Dreary daughters are dragging down some of TV’s best shows
BY LORI RACKL TV Criticemail@example.com November 26, 2012 7:42PM
Connie Nielsen (left) and Hannah Ware on "Boss" on Starz.
Updated: December 28, 2012 6:07AM
Forget Abu Nazir. The real threat on “Homeland” is Brody’s teenage daughter, Dana, who’s been hijacking the plot this season with her high school romance and hit-and-run drama.
Morgan Saylor, who plays Nicholas and Jessica Brody’s long-faced, longer-locked eldest child, is a fine actress. But her character is like a speedbump on the autobahn, slowing down the action on the high-octane Showtime hit.
Dana’s bigger role in season two is worrisome because it makes it easier for “Homeland” to veer off into dangerous territory. After all, the creators of this Emmy magnet also gave us the most annoying, plot-disruptive daughter in TV history, “24’s” Kim Bauer.
Here’s a look at five other television daughters who deserve a timeout:
‘The Good Wife’
Remember that ridiculous episode last season when the Florricks’ daughter Grace (Makenzie Vega) went missing and everyone had to get their Liam Neeson on and try to find her? Turned out the teen hadn’t been kidnapped. The little rascal was just at church, getting baptized. Looks like another memo titled “Give Grace a storyline” is circulating around the writers’ room of the CBS show. A recent episode set the stage for the Good Daughter to fall for a bad boy, resulting in yet another contrived storyline involving the Florrick kids. Let’s hope the Degrassi dies down soon so we can get back to the campaign and the courtroom.
The esteemed Earl and Countess of Grantham have three daughters: Lady Mary, Lady Sybil and Lady Edith. Or as “Saturday Night Live” dubbed them: Hot, Way Hot and The Other One. Way Hot is way too righteous, a class-blind, selfless nurse and suffragette who can do no wrong, and that’s no fun. Sybil (Jessica Brown Findlay) may be able to rock a pair of harem pants, but I’d rather the PBS period piece keep the Highclere Castle cameras focused on Mary (Michelle Dockery) and her men or, to a lesser degree, the delightfully insecure Edith (Laura Carmichael) as an early 20th century British Jan Brady.

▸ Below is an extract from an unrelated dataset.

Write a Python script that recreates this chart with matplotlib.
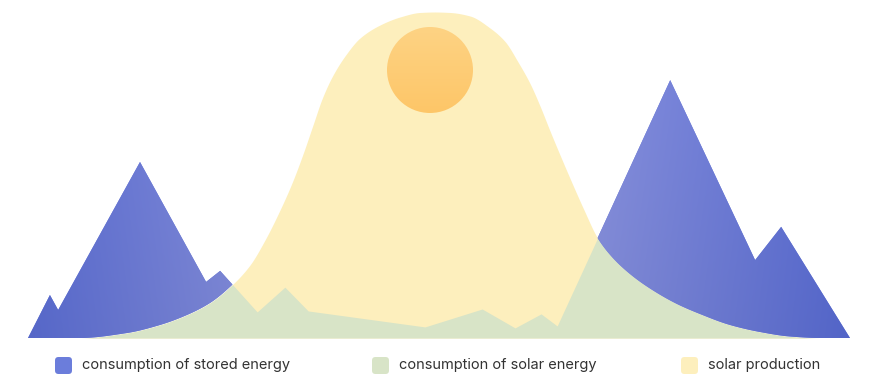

You’d think a conniving momster like Victoria Grayson would have a daughter who’s at least interesting. But Charlotte (Christa B. Allen) is just another pretty face on this ABC drama chock full of pretty faces. Even when the writers throw Charlotte a dramatic bone — Overdose on pills! Fight with your parents for the 10,000th time! — it falls flat. As if Charlotte wasn’t already as unwatchable as a solar eclipse, it looks like she’s resurrecting her romance with Declan, the only character on the show lamer than she is.
‘Game of Thrones’
Lady Catelyn and Lord Eddard Stark begat two very different daughters on HBO’s fantasy epic. The youngest is a plucky little tomboy named Arya (Maisie Williams), whose big sis is the vain, prissy Sansa (Sophie Turner). Young Arya is like a medieval Emily Thorne, disguising herself as someone else, swordfighting her way through the Seven Kingdoms of Westeros and hell-bent on getting revenge on those who’ve wronged her. Sansa is the polar opposite: a passive, sulky damsel in distress who’s always whining or crying. Off with her head!
Throughout the two seasons of Starz’s recently canceled political drama about Chicago Mayor Tom Kane, the mayor’s grown — but far from grown-up — daughter has never made sense. One minute Emma Kane is the world’s most uninspired pastor. Then she’s the world’s most unconvincing drug addict. But you could bet Emma’s last pair of TOMS that she’d always be the angry, estranged offspring, a shtick that wore thin fast. Maybe that’s why I didn’t feel bad when Dad shipped her off to the hoosegow to score political points. As for actress Hannah Ware’s accent, it’s about as Chicago as ketchup on a red hot.